Skip the pictures, please, and write out exactly the lines from the opening of the data through the line containing "const swedishPct = [20.0];".
--- --- ---
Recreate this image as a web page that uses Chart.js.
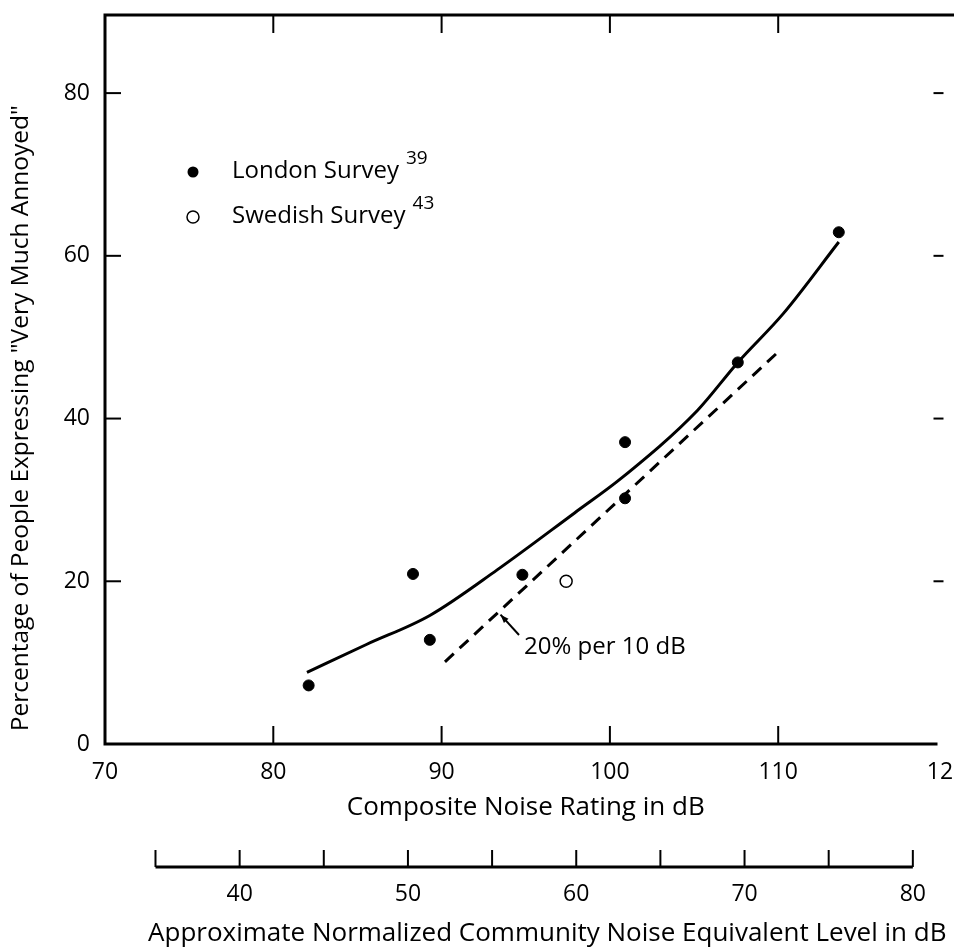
<!DOCTYPE html>
<html>
<head>
<meta charset="utf-8">
<script src="https://cdn.jsdelivr.net/npm/chart.js@4.4.1/dist/chart.umd.min.js"></script>
<style>
  html, body { margin: 0; padding: 0; background: #fff; }
  #wrap { width: 954px; height: 951px; position: relative; }
</style>
</head>
<body>
<div id="wrap"><canvas id="annoyanceChart"></canvas></div>
<script>
// axis ticks
const cnrTicks = [70, 80, 90, 100, 110, 120];
const pctTicks = [0, 20, 40, 60, 80];
const ncnelTicks = [40, 50, 60, 70, 80];
const ncnelMarks = [35, 40, 45, 50, 55, 60, 65, 70, 75, 80];
const ncnelOffset = 38; // CNR - NCNEL, approx.

// London survey (filled dots)
const londonCnr = [82.1, 88.3, 89.3, 94.8, 100.9, 100.9, 107.6, 113.6];
const londonPct = [7.2, 20.9, 12.8, 20.8, 37.1, 30.2, 46.9, 62.9];

// Swedish survey (open circle)
const swedishCnr = [97.4];
const swedishPct = [20.0];

// fitted curve (solid)
const curveCnr = [82.0, 85.5, 89.3, 93.3, 97.9, 100.7, 105.2, 107.6, 110.3, 113.6];
const curvePct = [8.8, 12.2, 15.8, 21.4, 28.4, 32.7, 41.0, 46.9, 52.9, 61.7];

// 20% per 10 dB line (dashed)
const slopeCnr = [90.2, 109.9];
const slopePct = [10.1, 48.0];

function toPoints(xs, ys) {
    return xs.map(function (v, i) { return { x: v, y: ys[i] }; });
}

Chart.defaults.font.family = "'Open Sans', 'DejaVu Sans', sans-serif";
Chart.defaults.color = '#000';

function line(ctx, x1, y1, x2, y2) {
    ctx.beginPath();
    ctx.moveTo(x1, y1);
    ctx.lineTo(x2, y2);
    ctx.stroke();
}

const paperPlugin = {
    id: 'paper',
    afterDraw: function (chart) {
        const ctx = chart.ctx;
        const area = chart.chartArea;
        const xs = chart.scales.x, ys = chart.scales.y, x2 = chart.scales.x2;
        ctx.save();
        ctx.strokeStyle = '#000';
        ctx.fillStyle = '#000';

        // frame (right side is cut off in the original)
        ctx.lineWidth = 3;
        ctx.beginPath();
        ctx.moveTo(chart.width, area.top);
        ctx.lineTo(area.left, area.top);
        ctx.lineTo(area.left, area.bottom);
        ctx.lineTo(area.right - 9, area.bottom);
        ctx.stroke();

        // inward ticks
        ctx.lineWidth = 2;
        cnrTicks.slice(1, -1).forEach(function (v) {
            const px = xs.getPixelForValue(v);
            line(ctx, px, area.bottom, px, area.bottom - 18);
            line(ctx, px, area.top, px, area.top + 18);
        });
        pctTicks.slice(1).forEach(function (v) {
            const py = ys.getPixelForValue(v);
            line(ctx, area.left, py, area.left + 16, py);
            line(ctx, area.right - 13, py, area.right - 3, py);
        });

        // secondary scale (NCNEL)
        const ay = x2.top - 2;
        ctx.lineWidth = 3;
        line(ctx, x2.getPixelForValue(ncnelMarks[0]), ay, x2.getPixelForValue(ncnelMarks[ncnelMarks.length - 1]), ay);
        ctx.lineWidth = 2;
        ncnelMarks.forEach(function (v) {
            const px = x2.getPixelForValue(v);
            line(ctx, px, ay, px, ay - 17);
        });

        // annotation "20% per 10 dB"
        const tx = xs.getPixelForValue(94.9), ty = ys.getPixelForValue(11.9);
        ctx.font = "24px 'Open Sans'";
        ctx.textAlign = 'left';
        ctx.textBaseline = 'middle';
        ctx.fillText('20% per 10 dB', tx, ty);
        const ax1 = xs.getPixelForValue(94.6), ay1 = ys.getPixelForValue(13.4);
        const ax2 = xs.getPixelForValue(93.5), ay2 = ys.getPixelForValue(15.9);
        ctx.lineWidth = 2;
        line(ctx, ax1, ay1, ax2, ay2);
        const ang = Math.atan2(ay2 - ay1, ax2 - ax1);
        ctx.beginPath();
        ctx.moveTo(ax2, ay2);
        ctx.lineTo(ax2 - 9 * Math.cos(ang - 0.35), ay2 - 9 * Math.sin(ang - 0.35));
        ctx.lineTo(ax2 - 9 * Math.cos(ang + 0.35), ay2 - 9 * Math.sin(ang + 0.35));
        ctx.closePath();
        ctx.fill();

        // legend
        const lx = area.left + 88, ly1 = area.top + 157, ly2 = area.top + 202;
        ctx.beginPath();
        ctx.arc(lx, ly1, 5.5, 0, Math.PI * 2);
        ctx.fill();
        ctx.lineWidth = 1.5;
        ctx.beginPath();
        ctx.arc(lx, ly2, 6, 0, Math.PI * 2);
        ctx.stroke();
        ctx.font = "24px 'Open Sans'";
        ctx.fillText('London Survey', lx + 39, ly1 - 1);
        ctx.fillText('Swedish Survey', lx + 39, ly2 - 1);
        const w1 = ctx.measureText('London Survey').width;
        const w2 = ctx.measureText('Swedish Survey').width;
        ctx.font = "19px 'Open Sans'";
        ctx.fillText('39', lx + 39 + w1 + 7, ly1 - 13);
        ctx.fillText('43', lx + 39 + w2 + 7, ly2 - 13);

        ctx.restore();
    }
};

const ctx = document.getElementById('annoyanceChart').getContext('2d');
const annoyanceChart = new Chart(ctx, {
    type: 'scatter',
    data: {
        datasets: [
            {
                label: 'London Survey',
                data: toPoints(londonCnr, londonPct),
                backgroundColor: '#000',
                borderColor: '#000',
                pointRadius: 5.5,
                pointHoverRadius: 5.5,
                showLine: false
            },
            {
                label: 'Swedish Survey',
                data: toPoints(swedishCnr, swedishPct),
                backgroundColor: '#fff',
                borderColor: '#000',
                borderWidth: 1.5,
                pointRadius: 6,
                showLine: false
            },
            {
                label: 'Fit',
                data: toPoints(curveCnr, curvePct),
                showLine: true,
                borderColor: '#000',
                borderWidth: 3,
                pointRadius: 0,
                tension: 0.4,
                cubicInterpolationMode: 'monotone'
            },
            {
                label: '20% per 10 dB',
                data: toPoints(slopeCnr, slopePct),
                showLine: true,
                borderColor: '#000',
                borderWidth: 3,
                borderDash: [12, 8],
                pointRadius: 0
            }
        ]
    },
    options: {
        responsive: true,
        maintainAspectRatio: false,
        animation: false,
        layout: { padding: { top: 15, right: 3, left: 0, bottom: 0 } },
        plugins: {
            legend: { display: false },
            tooltip: { enabled: false }
        },
        scales: {
            x: {
                type: 'linear',
                position: 'bottom',
                min: 70,
                max: 120,
                afterBuildTicks: function (scale) {
                    scale.ticks = cnrTicks.map(function (v) { return { value: v }; });
                },
                afterFit: function (scale) {
                    scale.height = 125;
                    scale.paddingRight = 0;
                },
                grid: { display: false, drawTicks: false },
                border: { display: false },
                ticks: { font: { size: 23 }, padding: 15, maxRotation: 0 },
                title: {
                    display: true,
                    text: 'Composite Noise Rating in dB',
                    font: { size: 26 },
                    padding: { top: 4, bottom: 46 }
                }
            },
            x2: {
                type: 'linear',
                position: 'bottom',
                min: 70 - ncnelOffset,
                max: 120 - ncnelOffset,
                afterBuildTicks: function (scale) {
                    scale.ticks = ncnelTicks.map(function (v) { return { value: v }; });
                },
                afterFit: function (scale) {
                    scale.height = 82;
                    scale.paddingRight = 0;
                    scale.paddingLeft = 0;
                },
                grid: { display: false, drawTicks: false },
                border: { display: false },
                ticks: { font: { size: 23 }, padding: 12, maxRotation: 0 },
                title: {
                    display: true,
                    text: 'Approximate Normalized Community Noise Equivalent Level in dB',
                    align: 'end',
                    font: { size: 26 },
                    padding: { top: 2, bottom: 2 }
                }
            },
            y: {
                type: 'linear',
                min: 0,
                max: 89.6,
                afterBuildTicks: function (scale) {
                    scale.ticks = pctTicks.map(function (v) { return { value: v }; });
                },
                afterFit: function (scale) {
                    scale.width = 105;
                    scale.paddingTop = 0;
                    scale.paddingBottom = 0;
                },
                grid: { display: false, drawTicks: false },
                border: { display: false },
                ticks: { font: { size: 23 }, padding: 15 },
                title: {
                    display: true,
                    text: '  Percentage of People Expressing "Very Much Annoyed"',
                    align: 'start',
                    font: { size: 24.5 },
                    padding: { top: 6, bottom: 4 }
                }
            }
        }
    },
    plugins: [paperPlugin]
});
</script>
</body>
</html>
--- --- ---
- _SOLUTION FOR THIS EXERCISE_:
Recreate this image as a web page that uses Chart.js.
<!DOCTYPE html>
<html>
<head>
<meta charset="utf-8">
<script src="https://cdn.jsdelivr.net/npm/chart.js@4.4.1/dist/chart.umd.min.js"></script>
<style>
  html, body { margin: 0; padding: 0; background: #fff; }
  #wrap { width: 954px; height: 951px; position: relative; }
</style>
</head>
<body>
<div id="wrap"><canvas id="annoyanceChart"></canvas></div>
<script>
// axis ticks
const cnrTicks = [70, 80, 90, 100, 110, 120];
const pctTicks = [0, 20, 40, 60, 80];
const ncnelTicks = [40, 50, 60, 70, 80];
const ncnelMarks = [35, 40, 45, 50, 55, 60, 65, 70, 75, 80];
const ncnelOffset = 38; // CNR - NCNEL, approx.

// London survey (filled dots)
const londonCnr = [82.1, 88.3, 89.3, 94.8, 100.9, 100.9, 107.6, 113.6];
const londonPct = [7.2, 20.9, 12.8, 20.8, 37.1, 30.2, 46.9, 62.9];

// Swedish survey (open circle)
const swedishCnr = [97.4];
const swedishPct = [20.0];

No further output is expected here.